15:   Separating Work and Income

Rudolf SteinerI

In this article, attention is drawn to Rudolf Steiner’s challenging observations about the relationship between work and income. The Austrian seer and philosopher, Rudolf Steiner (1861-1925)] His idea - of separating work and income - is radical and complex. Steiner reiterated it many times in his life, and especially in the period at the end of World War One, when, in his view, a new opportunity existed to change the way society was understood and organised. It remains to be seen how it could be given expression in current circumstances. In part, this depends on whether anybody tries to do so; but it rests also on what one makes of two particular aspects of Steiner’s idea. He focuses on ‘wage earners’, but to whom does that refer today? And he speaks of income coming from "other sources".

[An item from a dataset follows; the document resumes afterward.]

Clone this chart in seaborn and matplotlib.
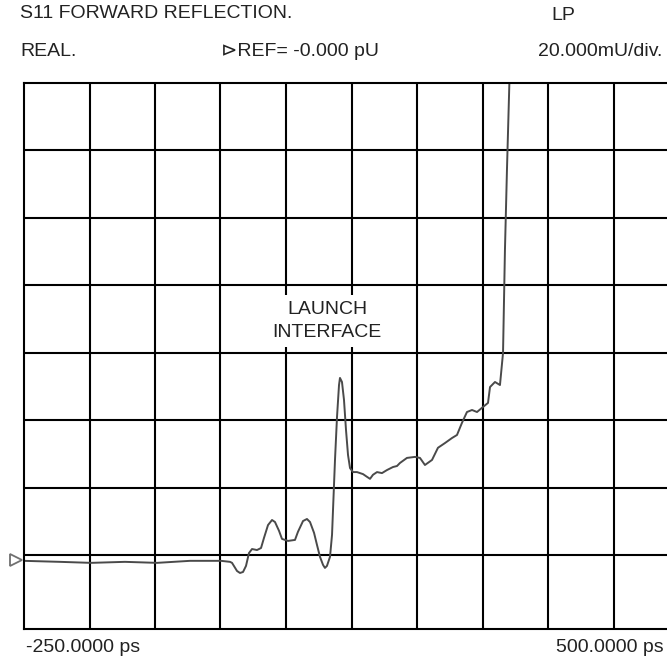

But what are these sources? If we are to live from the work done by others, for example, that suggests that we live from what others sell to us, and they from what we sell to them. Elsewhere Steiner speaks of a ‘true price’ being the amount needed to be paid for the person supplying a good or offering a service to be able to live therefrom until he again produces a like good or service. In that case, the key would seem to lie in paying the true price for things. One effect of this, of course, would be to eliminate the need for people to turn to the state or look to charities to supplement their income.

A central theme of Rudolf Steiner’s work in economics is the idea that our income should be a separate matter from the work we do. In 1906, he expressed this as a ‘fundamental social law’: (1) "In a community of human beings working together, the well-being of the community will be the greater, the less the individual claims for himself the proceeds of the work he has himself done; i.e., the more of these proceeds he makes over to his fellow workers and the more his own requirements are satisfied, not out of his own work done, but out of work done by the others."

…as a matter of fact, it will be found … that every human community that exists, or ever has existed anywhere, possesses two sorts of institutions, of which the one is in accordance with this law, and the other contrary to it.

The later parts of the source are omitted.